To return to the gods in the Satapatha Brahmana and their dread of death. They overcame him by certain sacrifices suggested by Prajapati. Death resented this, and complained that men would now become immortal and his occupation would be gone. To console him the gods promised that no man in future should become immortal with his body, but only through knowledge after parting with his body. This legend, at least in its present form, is necessarily later than the establishment of minute sacrificial rules. It is only quoted here as an example of the opinion that the gods were once mortal and "just like men". It may be urged, and probably with truth, that this belief is the figment of religious decadence. As to the victory of the gods over the Asuras, that is ascribed by the Satapatha Brahmana* to the fact that, at a time when neither gods nor Asuras were scrupulously veracious, the gods invented the idea of speaking the truth. The Asuras stuck to lying. The first results not unnaturally were that the gods became weak and poor, the Asuras mighty and rich. The gods at last overcame the Asuras, not by veracity, but by the success of a magical sacrifice. Earlier dynasties of gods, to which the generation of Indra succeeded, are not unfrequently mentioned in the Rig- Veda.**
* Muir, iv. 6a.
** Ibid., v. 16.
On the whole, the accounts of the gods and of their nature present in Aryan mythology the inconsistent anthropomorphism, and the mixture of incongruous and often magical and childish ideas, which mark all other mythological systems. This will become still more manifest when we examine the legends of the various gods separately, as they have been disentangled by Dr. Muir and M. Bergaigne from the Vedas, and from the later documents which contain traditions of different dates.
The Vedas contain no such orderly statements of the divine genealogies as we find in Hesoid and Homer. All is confusion, all is contradiction.* In many passages heaven and earth, Dyaus and Prithivi, are spoken of as parents of the other gods. Dyaus is commonly identified, as is well known, with Zeus by the philologists, but his legend has none of the fulness and richness which makes that of Zeus so remarkable. Before the story of Dyaus could become that of Zeus, the old Aryan sky or heaven god had to attract into his cycle that vast collection of miscellaneous adventures from a thousand sources which fill the legend of the chief Hellenic deity.

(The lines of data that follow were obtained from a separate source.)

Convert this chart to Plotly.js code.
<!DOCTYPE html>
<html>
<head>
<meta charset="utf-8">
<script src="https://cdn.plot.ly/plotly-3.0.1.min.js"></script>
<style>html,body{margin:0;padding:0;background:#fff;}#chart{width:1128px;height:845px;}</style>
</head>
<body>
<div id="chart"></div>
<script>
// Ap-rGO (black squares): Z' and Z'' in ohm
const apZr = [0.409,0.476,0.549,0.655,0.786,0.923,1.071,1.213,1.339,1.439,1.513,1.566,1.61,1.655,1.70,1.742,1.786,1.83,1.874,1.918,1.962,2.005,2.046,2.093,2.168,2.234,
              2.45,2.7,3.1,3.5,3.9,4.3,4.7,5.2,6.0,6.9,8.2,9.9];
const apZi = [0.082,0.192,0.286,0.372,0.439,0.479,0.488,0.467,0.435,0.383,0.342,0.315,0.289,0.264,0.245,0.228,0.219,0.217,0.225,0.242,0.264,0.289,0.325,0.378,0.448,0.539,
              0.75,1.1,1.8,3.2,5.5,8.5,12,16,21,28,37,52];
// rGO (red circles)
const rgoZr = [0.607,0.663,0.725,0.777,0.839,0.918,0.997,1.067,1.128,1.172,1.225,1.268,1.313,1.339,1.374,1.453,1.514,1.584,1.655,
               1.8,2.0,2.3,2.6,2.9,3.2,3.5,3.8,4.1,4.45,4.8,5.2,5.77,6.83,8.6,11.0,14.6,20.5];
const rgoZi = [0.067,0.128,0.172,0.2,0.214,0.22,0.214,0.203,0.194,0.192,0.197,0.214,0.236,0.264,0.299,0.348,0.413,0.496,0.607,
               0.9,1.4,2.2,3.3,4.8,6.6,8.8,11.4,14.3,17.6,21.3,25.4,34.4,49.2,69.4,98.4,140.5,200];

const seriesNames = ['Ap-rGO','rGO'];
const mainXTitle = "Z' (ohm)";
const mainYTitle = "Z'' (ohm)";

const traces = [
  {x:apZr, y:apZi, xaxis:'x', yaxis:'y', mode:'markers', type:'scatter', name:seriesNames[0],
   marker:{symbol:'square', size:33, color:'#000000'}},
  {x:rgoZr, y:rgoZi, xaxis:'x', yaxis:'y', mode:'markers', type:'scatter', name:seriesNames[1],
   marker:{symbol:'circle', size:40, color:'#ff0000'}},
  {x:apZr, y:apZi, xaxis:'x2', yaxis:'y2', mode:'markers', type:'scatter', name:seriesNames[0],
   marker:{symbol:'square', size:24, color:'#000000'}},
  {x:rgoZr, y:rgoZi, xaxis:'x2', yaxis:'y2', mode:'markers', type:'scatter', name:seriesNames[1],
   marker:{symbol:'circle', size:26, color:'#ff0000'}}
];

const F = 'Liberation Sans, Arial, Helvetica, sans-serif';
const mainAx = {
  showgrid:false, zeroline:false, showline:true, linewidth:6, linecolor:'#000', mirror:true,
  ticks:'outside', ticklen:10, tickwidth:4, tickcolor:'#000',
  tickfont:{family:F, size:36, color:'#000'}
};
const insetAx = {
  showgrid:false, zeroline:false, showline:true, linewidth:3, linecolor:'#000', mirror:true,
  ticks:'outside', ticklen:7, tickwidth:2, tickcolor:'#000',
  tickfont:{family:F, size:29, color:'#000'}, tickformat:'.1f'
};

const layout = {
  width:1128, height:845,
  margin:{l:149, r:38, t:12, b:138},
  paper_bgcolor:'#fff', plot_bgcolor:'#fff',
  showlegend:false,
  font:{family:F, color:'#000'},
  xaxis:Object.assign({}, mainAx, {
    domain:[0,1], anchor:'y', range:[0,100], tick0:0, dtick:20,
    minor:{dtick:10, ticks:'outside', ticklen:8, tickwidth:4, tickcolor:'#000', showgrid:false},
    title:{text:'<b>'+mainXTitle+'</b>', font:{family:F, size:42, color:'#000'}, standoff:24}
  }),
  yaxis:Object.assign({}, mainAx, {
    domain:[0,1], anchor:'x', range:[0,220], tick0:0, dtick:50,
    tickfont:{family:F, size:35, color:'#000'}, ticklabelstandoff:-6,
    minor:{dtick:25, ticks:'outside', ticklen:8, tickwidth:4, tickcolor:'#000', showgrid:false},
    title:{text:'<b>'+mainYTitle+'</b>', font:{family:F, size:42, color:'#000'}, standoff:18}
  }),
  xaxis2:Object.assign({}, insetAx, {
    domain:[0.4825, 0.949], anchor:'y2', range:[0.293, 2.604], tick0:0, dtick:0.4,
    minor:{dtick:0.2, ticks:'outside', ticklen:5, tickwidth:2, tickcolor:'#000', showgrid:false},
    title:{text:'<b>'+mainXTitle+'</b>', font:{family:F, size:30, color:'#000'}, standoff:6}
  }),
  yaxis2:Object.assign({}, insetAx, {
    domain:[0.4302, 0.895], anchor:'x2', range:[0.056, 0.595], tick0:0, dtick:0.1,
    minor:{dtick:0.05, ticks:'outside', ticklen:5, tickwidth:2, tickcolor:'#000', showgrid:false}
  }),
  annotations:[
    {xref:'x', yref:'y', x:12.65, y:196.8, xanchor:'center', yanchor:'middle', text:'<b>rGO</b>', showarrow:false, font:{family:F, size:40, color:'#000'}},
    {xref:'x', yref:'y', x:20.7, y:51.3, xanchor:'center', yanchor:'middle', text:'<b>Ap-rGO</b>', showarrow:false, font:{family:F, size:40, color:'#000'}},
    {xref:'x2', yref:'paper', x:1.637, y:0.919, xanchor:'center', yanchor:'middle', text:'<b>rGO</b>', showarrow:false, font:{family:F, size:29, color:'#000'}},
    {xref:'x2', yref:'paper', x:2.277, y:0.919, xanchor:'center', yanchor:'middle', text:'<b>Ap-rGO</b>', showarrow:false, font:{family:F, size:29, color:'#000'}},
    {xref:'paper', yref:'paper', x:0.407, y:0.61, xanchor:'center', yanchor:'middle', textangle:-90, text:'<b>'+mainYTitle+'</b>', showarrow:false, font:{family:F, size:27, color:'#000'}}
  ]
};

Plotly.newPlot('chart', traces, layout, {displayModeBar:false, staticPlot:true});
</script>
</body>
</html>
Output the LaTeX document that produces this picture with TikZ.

In the Veda, Dyaus appears now, as with Prithivi,** the parent of all, both men and gods, now as a created thing or being fashioned by Indra or by Tvashtri.*** He is "essentially beneficent, but has no marked individuality, and can only have become the Greek Zeus by inheriting attributes from other deities ".****
Another very early divine person is Aditi, the mother of the great and popular gods called Adityas. "Nothing is less certain than the derivation of the name of Aditi," says M. Paul Regnaud.(v)
* Certain myths of the beginnings of things will be found in
the chapter on cosmogonic traditions.
** Muir, v. 21-24.
*** Ibid., v. 30.
**** Bergaigne, iii. 112.
(v) Revue de l'Histoire des Religions, xii. 1, 40.
M. Regnaud finds the root of Aditi in ad, to shine. Mr. Max Müller looks for the origin of the word in a, privative, and da, to bind; thus Aditi will mean "the boundless," the "infinite," a theory rejected by M. Regnaud. The expansion of this idea, with all its important consequences, is worked out by Mr. Max Müller in his Hibbert Lectures. "The dawn came and went, but there remained always behind the dawn that heaving sea of light or fire from which she springs. Was not this the invisible infinite? And what better name could be given than that which the Vedic poets gave to it, Aditi, the boundless, the yonder, the beyond all and everything." This very abstract idea "may have been one of the earliest intuitions and creations of the Hindu mind" (p. 229). M. Darmesteter and Mr. Whitney, on the other hand, explain Aditi just as Welcker and Mr. Max Müller explain Cronion. There was no such thing as a goddess named Aditi till men asked themselves the meaning of the title of their own gods, "the Adityas". That name might be interpreted "children of Aditi," and so a goddess called Aditi was invented to fit the name, thus philologically extracted from Adityas.*
M. Bergaigne** finds that Aditi means "free," "untrammelled," and is used both as an adjective and as a name.